The narrative is compelling enough, with sufficient intrigue to pull you along, but very linear and entirely one-sided. As the AI, your only interactions with Vas are rare instances when – in the midst of a verbose monologue – he will ask you a question, to which you can only respond "yes" or "no." Hardly the basis for engaging dialogue and a bit prohibitive when it comes to player investment – which is where In Other Waters' greatest design flaw can be found.
By making the player the AI controlling Vas' diving suit – and not Vas himself – the game removes most reasons to care about anything that happens in it.

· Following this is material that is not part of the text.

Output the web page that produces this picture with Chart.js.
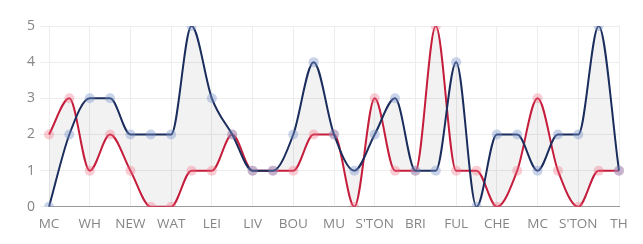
<!DOCTYPE html>
<html>
<head>
<meta charset="utf-8">
<script src="https://cdn.jsdelivr.net/npm/chart.js@4"></script>
<style>
  html, body { margin: 0; padding: 0; background: #fff; }
  #wrap { width: 643px; height: 244px; }
</style>
</head>
<body>
<div id="wrap"><canvas id="chart"></canvas></div>
<script>
/* data */
const labels = [
  'MC', '', 'WH', '', 'NEW', '', 'WAT', '', 'LEI', '', 'LIV', '', 'BOU', '', 'MU',
  '', "S'TON", '', 'BRI', '', 'FUL', '', 'CHE', '', 'MC', '', "S'TON", '', 'TH'
];
const blueSeries = [0, 2, 3, 3, 2, 2, 2, 5, 3, 2, 1, 1, 2, 4, 2, 1, 2, 3, 1, 1, 4, 0, 2, 2, 1, 2, 2, 5, 1];
const redSeries  = [2, 3, 1, 2, 1, 0, 0, 1, 1, 2, 1, 1, 1, 2, 2, 0, 3, 1, 1, 5, 1, 1, 0, 1, 3, 1, 0, 1, 1];
const yTicks = [0, 1, 2, 3, 4, 5];

const FONT = "'Open Sans', sans-serif";
const TEXT = '#858585';
const GRID = '#ededed';

new Chart(document.getElementById('chart'), {
  type: 'line',
  data: {
    labels: labels,
    datasets: [
      {
        data: blueSeries,
        borderColor: '#1b2d5c',
        borderWidth: 2,
        pointRadius: 5,
        pointBorderWidth: 0,
        pointBackgroundColor: 'rgba(120,145,200,0.4)',
        cubicInterpolationMode: 'monotone',
        fill: false,
      },
      {
        data: redSeries,
        borderColor: '#c51d3c',
        borderWidth: 2,
        pointRadius: 5,
        pointBorderWidth: 0,
        pointBackgroundColor: 'rgba(240,110,130,0.35)',
        cubicInterpolationMode: 'monotone',
        fill: { target: '-1' },
        backgroundColor: 'rgba(0,0,0,0.05)',
      },
    ],
  },
  options: {
    responsive: true,
    maintainAspectRatio: false,
    animation: false,
    layout: { padding: { left: 22, right: 24, top: 26, bottom: 3 } },
    plugins: {
      legend: { display: false },
      tooltip: { enabled: false },
      filler: { propagate: false },
    },
    scales: {
      x: {
        grid: {
          color: ctx => (ctx.index % 2 === 0 ? GRID : 'rgba(0,0,0,0)'),
          drawTicks: false,
        },
        border: { color: '#9a9a9a' },
        ticks: {
          autoSkip: false,
          maxRotation: 0,
          padding: 9,
          color: TEXT,
          font: { family: FONT, size: 13.5 },
          callback: (v, i) => labels[i],
        },
      },
      y: {
        min: 0,
        max: 5,
        grid: { color: GRID, tickLength: 9 },
        border: { display: false },
        afterBuildTicks: axis => { axis.ticks = yTicks.map(v => ({ value: v })); },
        ticks: {
          padding: 5,
          color: TEXT,
          font: { family: FONT, size: 14 },
        },
      },
    },
  },
});
</script>
</body>
</html>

Every motivator for the plot belongs to Vas: he cares for Tomura; he wants to find her; he is curious about the planet's alien life forms and ecosystem; he is the one who figures out how it all interacts, how to remove obstacles, where to go and what to do... It reduces the player's role to equal parts spectator and gofer – and given how sparse the game's visuals are and how clunky and repetitive the controls can be, neither is particularly rewarding.
Still, if you can look past these shortcomings, In Other Waters is a relaxing experience with a neat-enough story to tell that doesn't outstay its welcome (if you don't bother with the optional research runs, the game is only about 4 hours long).
More than anything, the game is a successful design exercise in minimalism proving once and for all that games do not require all the trappings of other storytelling media to function...
Unfortunately, what it also proves is that just because you can do without something doesn't necessarily mean you ought to.